Much policy is left to the regions. This has led to some ambitious, though often uncoordinated projects, such as the Brussels plan to ban fossil-fuel-burning cars by 2035, without a plan for electricity production or sufficient intercity transport. By contrast, the new Flemish government has been accused of effectively withdrawing from the Paris Agreement.

Air quality is below the EU average, exacerbated by high levels of road traffic. Environmental demonstrations and activists have been met with distain by high-level politicians, or subject to police repression.

Robust Democracy


Quality of Democracy

With its complex federal and linguistic environment, Belgium falls into the upper-middle ranks (rank 16) with regard to its quality of democracy. Its score on this measure has declined by 0.1 point since 2014.

Voting is compulsory, and all citizens are automatically registered. Minority-language voters sometimes have trouble obtaining voting documents in their native language. Political parties are for the most part publicly funded. While no referendum mechanism exists, regional citizen assemblies and other participative models are becoming more common.

The media are largely independent, but major print-press groups are experiencing severe financial difficulties. While civil rights and political liberties are generally well protected, recent anti-terrorist and anti-immigrant measures have prompted civil-rights concerns. Discrimination against ethnic minorities and refugees can be a problem, but the country has been a leader on same-sex marriage rights.

Courts have struck down or modified several controversial government anti-terror and migrant policies, highlighting their independence. However, chronic underfunding means cases are often subject to long delays. A string of office-abuse cases has generated pressure for stronger enforcement of anti-corruption laws.

Good Governance


Executive Capacity

With several significant governance weaknesses, Belgium falls into the lower-middle ranks (rank 27) in terms of executive capacity. Its score on this measure has declined by 0.2 points since 2014.

A disagreement over the UN migration pact led the right-wing N-VA party to withdraw from the governing coalition, resulting in a minority government. Legislative elections created a highly polarized parliament, with the deadlock producing a caretaker government.
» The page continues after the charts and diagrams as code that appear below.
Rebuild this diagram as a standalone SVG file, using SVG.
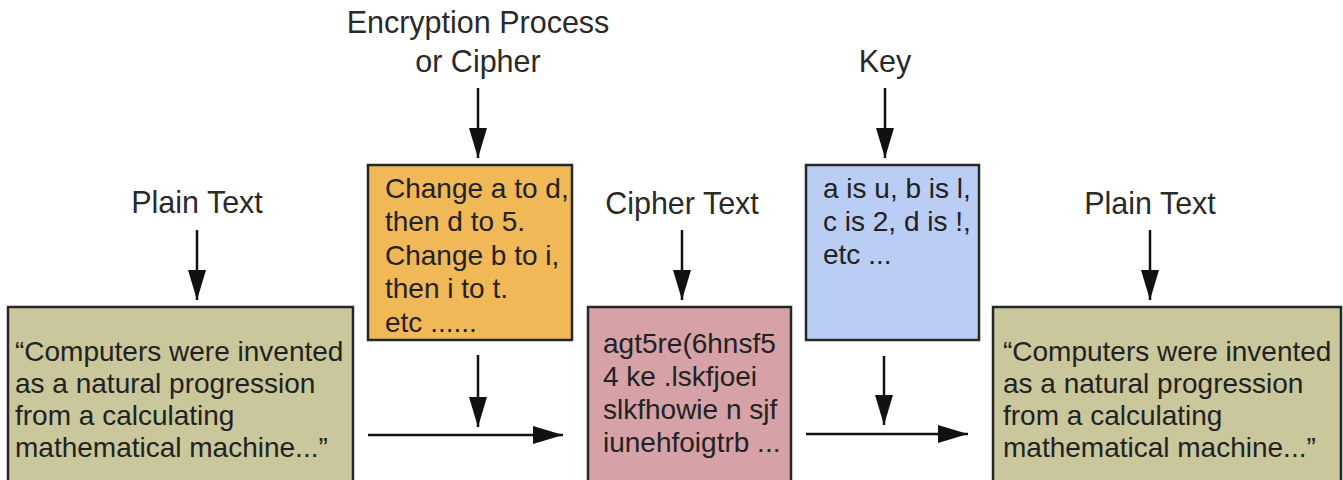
<svg xmlns="http://www.w3.org/2000/svg" width="1343" height="480" viewBox="0 0 1343 480">
<style>
  .lbl { font-family: "Liberation Sans", Arial, sans-serif; font-size: 28px; fill: #222; }
  .head { font-size: 30.5px; fill: #2a2a2a; }
  .box { stroke: #262626; stroke-width: 2.5; }
  .plain { fill: #c9c79b; }
  .orange { fill: #f1b857; }
  .pink { fill: #d6a2a7; }
  .blue { fill: #bacdf4; }
  .conn { stroke: #111; stroke-width: 2.5; fill: none; marker-end: url(#ah); }
</style>
<defs>
  <marker id="ah" markerUnits="userSpaceOnUse" markerWidth="30" markerHeight="18" refX="30" refY="9" orient="auto">
    <path d="M0,0 L30,9 L0,18 z" fill="#111"/>
  </marker>
</defs>
<rect width="1343" height="480" fill="#ffffff"/>

<g id="label-plain-left">
  <text class="lbl head" x="197" y="213" text-anchor="middle">Plain Text</text>
</g>
<g id="label-cipher-process">
  <text class="lbl head" x="478" y="33" text-anchor="middle">Encryption Process</text>
  <text class="lbl head" x="478" y="72" text-anchor="middle">or Cipher</text>
</g>
<g id="label-cipher-text">
  <text class="lbl head" x="682" y="214" text-anchor="middle">Cipher Text</text>
</g>
<g id="label-key">
  <text class="lbl head" x="885" y="72" text-anchor="middle">Key</text>
</g>
<g id="label-plain-right">
  <text class="lbl head" x="1150" y="214" text-anchor="middle">Plain Text</text>
</g>

<g id="plain-left">
  <rect class="box plain" x="8" y="307" width="345" height="190"/>
  <text class="lbl" x="15" y="361">“Computers were invented</text>
  <text class="lbl" x="15" y="393">as a natural progression</text>
  <text class="lbl" x="15" y="425">from a calculating</text>
  <text class="lbl" x="15" y="457">mathematical machine...”</text>
</g>

<g id="cipher-process">
  <rect class="box orange" x="368" y="165" width="204" height="175"/>
  <text class="lbl" x="385" y="198">Change a to d,</text>
  <text class="lbl" x="385" y="231">then d to 5.</text>
  <text class="lbl" x="385" y="265">Change b to i,</text>
  <text class="lbl" x="385" y="298">then i to t.</text>
  <text class="lbl" x="385" y="332">etc ......</text>
</g>

<g id="cipher-text">
  <rect class="box pink" x="588" y="307" width="203" height="190"/>
  <text class="lbl" x="603" y="353">agt5re(6hnsf5</text>
  <text class="lbl" x="603" y="386">4 ke .lskfjoei</text>
  <text class="lbl" x="603" y="419">slkfhowie n sjf</text>
  <text class="lbl" x="603" y="452">iunehfoigtrb ...</text>
</g>

<g id="key">
  <rect class="box blue" x="806" y="165" width="173" height="175"/>
  <text class="lbl" x="823" y="198">a is u, b is l,</text>
  <text class="lbl" x="823" y="231">c is 2, d is !,</text>
  <text class="lbl" x="823" y="264">etc ...</text>
</g>

<g id="plain-right">
  <rect class="box plain" x="993" y="307" width="348" height="190"/>
  <text class="lbl" x="1003" y="361">“Computers were invented</text>
  <text class="lbl" x="1003" y="393">as a natural progression</text>
  <text class="lbl" x="1003" y="425">from a calculating</text>
  <text class="lbl" x="1003" y="457">mathematical machine...”</text>
</g>

<g id="connectors">
  <line class="conn" x1="197" y1="230" x2="197" y2="300"/>
  <line class="conn" x1="478" y1="88" x2="478" y2="158"/>
  <line class="conn" x1="682" y1="230" x2="682" y2="300"/>
  <line class="conn" x1="885" y1="88" x2="885" y2="158"/>
  <line class="conn" x1="1150" y1="230" x2="1150" y2="300"/>
  <line class="conn" x1="478" y1="355" x2="478" y2="427"/>
  <line class="conn" x1="884" y1="356" x2="884" y2="425"/>
  <line class="conn" x1="368" y1="435" x2="563" y2="435"/>
  <line class="conn" x1="806" y1="434" x2="968" y2="434"/>
</g>
</svg>
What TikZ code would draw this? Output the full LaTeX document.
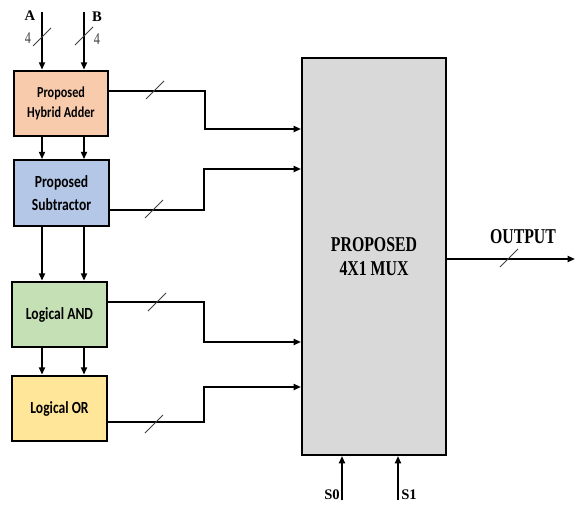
\documentclass[tikz,border=0pt]{standalone}
\usepackage{fontspec}
\setmainfont{Liberation Serif}
\newfontfamily\boxfont[FakeStretch=0.8]{Carlito}
\newfontfamily\narrowfont[FakeStretch=0.75]{Liberation Serif}
\usetikzlibrary{arrows.meta}

\definecolor{addfill}{HTML}{F8CBAD}
\definecolor{subfill}{HTML}{B4C7E7}
\definecolor{andfill}{HTML}{C5E0B4}
\definecolor{orfill}{HTML}{FFE699}
\definecolor{muxfill}{HTML}{D9D9D9}

\tikzset{busmark/.pic={\draw[line width=0.7pt, black!75] (-9,9) -- (9,-9);}}

\begin{document}
\begin{tikzpicture}[x=0.03cm, y=-0.03cm,
  unit/.style={draw, line width=1.7pt, inner sep=0pt, align=center,
    minimum width=2.85cm, minimum height=1.97cm,
    font=\boxfont\bfseries\fontsize{14.5}{19.5}\selectfont},
  muxbox/.style={draw, line width=1.7pt, fill=muxfill, inner sep=0pt, align=center,
    minimum width=4.32cm, minimum height=11.91cm,
    font=\narrowfont\bfseries\fontsize{18}{21}\selectfont},
  sig/.style={line width=1.5pt, -{Triangle[length=2.2mm, width=1.8mm]}},
  lbl/.style={font=\bfseries\fontsize{12.5}{13}\selectfont, inner sep=0pt},
  width4/.style={font=\narrowfont\fontsize{14}{15}\selectfont, text=black!75, inner sep=0pt}
]
  \useasboundingbox (0,0) rectangle (581,507);

  % blocks
  \node[unit, fill=addfill, minimum width=2.82cm,
    font=\boxfont\bfseries\fontsize{13}{17.6}\selectfont] (adder) at (61,103.5) {Proposed\\Hybrid Adder};
  \node[unit, fill=subfill] (sub)  at (61.5,193)  {Proposed\\Subtractor};
  \node[unit, fill=andfill] (andg) at (59.5,314.5) {Logical AND};
  \node[unit, fill=orfill]  (org)  at (59.5,408.5) {Logical OR};
  \node[muxbox] (mux) at (374,256.5) {PROPOSED\\4X1 MUX};

  % inputs
  \coordinate (inA) at (42,12);
  \coordinate (inB) at (84,12);
  \node[lbl] (labA) at (30,16) {A};
  \node[lbl] (labB) at (97,17) {B};
  \node[width4] (wA) at (28,38) {4};
  \node[width4] (wB) at (97,39) {4};
  \draw[sig] (inA) -- (inA |- adder.north);
  \draw[sig] (inB) -- (inB |- adder.north);
  \pic at (42,37) {busmark};
  \pic at (84,36) {busmark};

  % operand chain
  \draw[sig] (inA |- adder.south) -- (inA |- sub.north);
  \draw[sig] (inB |- adder.south) -- (inB |- sub.north);
  \draw[sig] (inA |- sub.south) -- (inA |- andg.north);
  \draw[sig] (inB |- sub.south) -- (inB |- andg.north);
  \draw[sig] (inA |- andg.south) -- (inA |- org.north);
  \draw[sig] (inB |- andg.south) -- (inB |- org.north);

  % results to mux
  \draw[sig] (adder.east |- 0,91) -- (205,91) |- (mux.west |- 0,129);
  \draw[sig] (sub.east |- 0,210) -- (204,210) |- (mux.west |- 0,169);
  \draw[sig] (andg.east |- 0,302) -- (204,302) |- (mux.west |- 0,342);
  \draw[sig] (org.east |- 0,422) -- (204,422) |- (mux.west |- 0,387);
  \pic at (155,90) {busmark};
  \pic at (154,209) {busmark};
  \pic at (157,302) {busmark};
  \pic at (154,424) {busmark};

  % output
  \coordinate (out) at (575,259);
  \draw[sig] (mux.east |- out) -- (out);
  \pic at (509,258) {busmark};
  \node[font=\narrowfont\bfseries\fontsize{18}{21}\selectfont, inner sep=0pt] (labOut) at (523,237) {OUTPUT};

  % select lines
  \coordinate (s0) at (342,500);
  \coordinate (s1) at (398,500);
  \draw[sig] (s0) -- (s0 |- mux.south);
  \draw[sig] (s1) -- (s1 |- mux.south);
  \node[lbl] (labS0) at (332,495) {S0};
  \node[lbl] (labS1) at (409,495) {S1};
\end{tikzpicture}
\end{document}
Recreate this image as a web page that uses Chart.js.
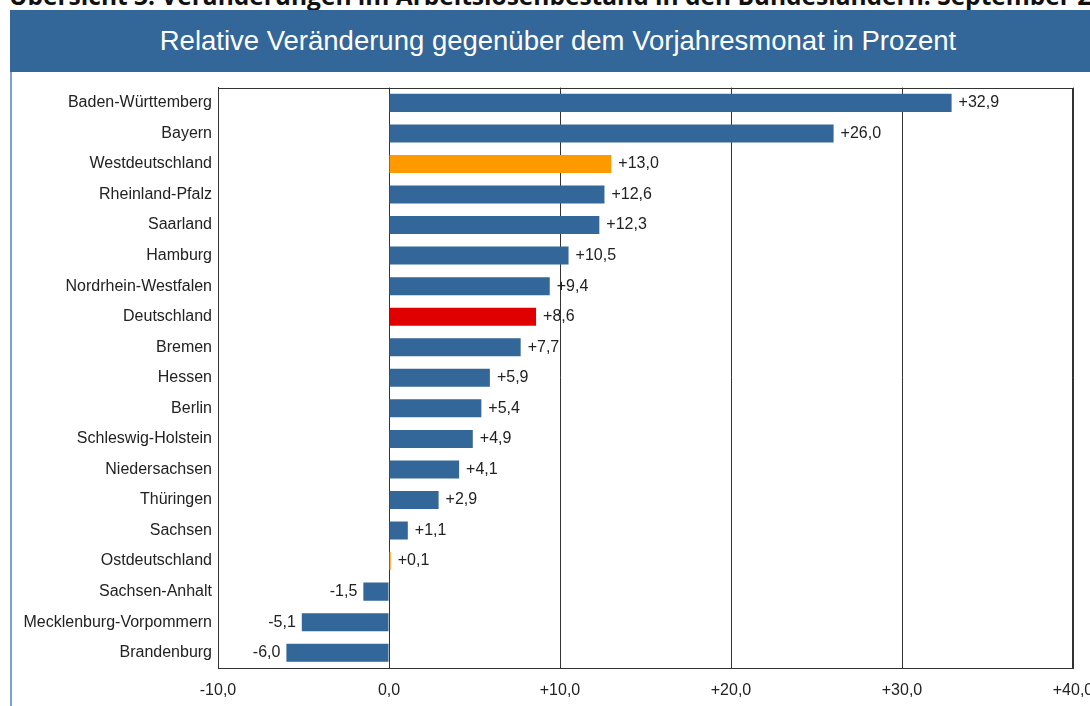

The prime minister’s office contains a policy-steering unit that evaluates and coordinates the most important proposals. Although governments are generally broad coalitions, ministers must approve policies collegially, rendering informal coordination is vital. Coordination between the federal government and the powerful regional governments has been difficult.

Regulatory impact assessments are generally little more than formalities, but some regulators are taking them increasingly seriously. Ex post evaluation often actively seeks to justify policies. While consultation with outside stakeholders is common, the previous coalition actively sought to reduce union influence. The highly polarized political landscape has badly undermined self-monitoring efforts.

Executive Accountability

With strong structural legislative-oversight powers, Belgium receives a good overall score (rank 8) in the area of executive accountability. Its score in this area has declined by 0.2 points relative to 2014.

Parliament is powerful, with parties and individual members having access to significant resources. In some cases, the government has failed to collect data on sensitive issues in order to avoid disclosing it to committees. The audit and ombuds offices are independent and influential, and regions also maintain ombuds offices. A newly created data-protection authority is also designed to be independent.

The population has become increasingly active in demanding policies from the various government levels, exemplified by “gilet jaunes”-like unrest, and young peoples’ climate-change demonstrations. Newspapers and other media have deepened their political and policy coverage.

Political parties offer a modicum of internal democracy. Trade unions and employers’ organizations are sophisticated and work closely with the government, with research expertise even outside their core fields. The largest noneconomic interest groups also influence policy, with some tied to individual political parties.